Major tech companies like Microsoft, Meta, and Amazon once built their brands on clean energy commitments and climate-friendly investments, supercharging state renewable energy markets and policy. When Meta committed to powering its Georgia datacenter with 100% solar energy in 2018, it spurred corporate solar investment that helped lift Georgia to 7th in the nation in total installed solar capacity.
But now, as their AI power demands spike, those same companies are reneging on their clean energy commitments and bringing more fossil fuels online. Energy demand is growing faster than supply, and the companies — and the utilities that supply them — are calling for new gas-powered turbines and longer lifespans for dirty coal plants.
Tech companies are leaving a number of key tools in their toolboxes, like smart investments in energy efficiency and thoughtful energy resource planning, instead opting to overpay for outdated, dirty fuels. Even worse: some experts warn that both utilities and tech companies are vastly overestimating energy demand growth over the next few decades, potentially shoving billions towards dirty fuels that won’t be necessary.

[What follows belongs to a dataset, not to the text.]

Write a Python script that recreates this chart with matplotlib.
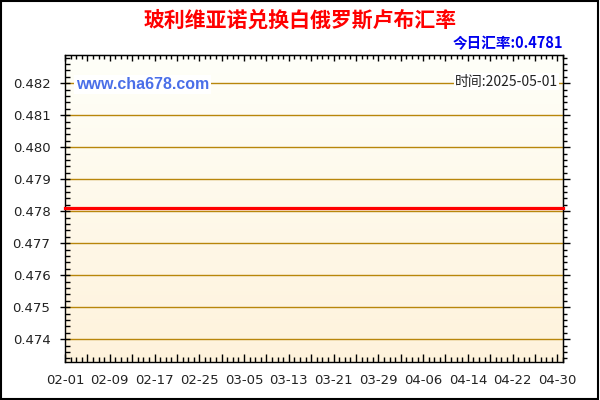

Alex Hanna, director of research at the Distributed AI Research Institute and author of “The AI Con”: “[Tech companies have] gone from promising to be carbon neutral to really just blowing their goals out of the water. And this is uniquely due to AI and generative AI in particular.”
4. In Ohio, Climate Change Brings New Weather Patterns — And Higher Costs
As the energy system sees increasing strain, the state government tries to respond.
Ohio is seeing climate change reach people’s front doors (literally), with flooding and severe storms wreaking havoc on communities where such events were once rare. New energy legislation could help the state transition to clean energy at a critical juncture in the climate crisis.
Ohio just enacted House Bill 15, a sweeping energy overhaul that streamlines permitting and fast-tracks solar development on brownfields, while ending the highly-problematic OVEC coal bailout fund born from the HB 6 corruption scandal. While imperfect, these positive developments will boost clean energy, and bring community benefits, in a state where coal has long dominated the energy market.
Nolan Rutschilling, Ohio Environmental Council (OEC) Action Fund’s Managing Director of Energy Policy: “Today, we earned a significant victory for clean air, utility accountability, and Ohioans concerned with rising electric bills. This legislation is imperfect, but it is an energy policy win for everyday Ohioans, not Fortune 500 utility companies and their CEOs.”
5. The Regulatory Assault Shifts to the States
The far right is bringing “judicial deference” to your backyard.
It wasn’t enough for right-wing activists to throw federal agencies into chaos after 2024’s Supreme Court ruling in Loper Bright. The battle to eliminate regulation is now moving to statehouses, as lawmakers and the right-wing extremists who fund them push a “judicial deference” campaign at the state level to make it easier for corporations to challenge and dismantle state regulatory efforts. Everything from workplace safety to pollution controls to climate policy regulations at risk.
We’ve seen this playbook before, even before Loper Bright. Groups like ALEC have long used model legislation to push anti-ESG laws — which we have tracked extensively for three years — giving fossil fuels preferential treatment. Now, the same bad actors have broadened their assault on democracy, economics, and public health. Those state legislators who haven’t been captured by corporate interests and right-wing culture warriors need to stand strong and protect their communities, environment, and economies.
Devon Ombres, senior director for courts and legal policy at the Center for American Progress: “This is giving massive handouts to corporate interests who don’t want to be regulated and who are maximizing profit over the well-being of the community that they’re in.”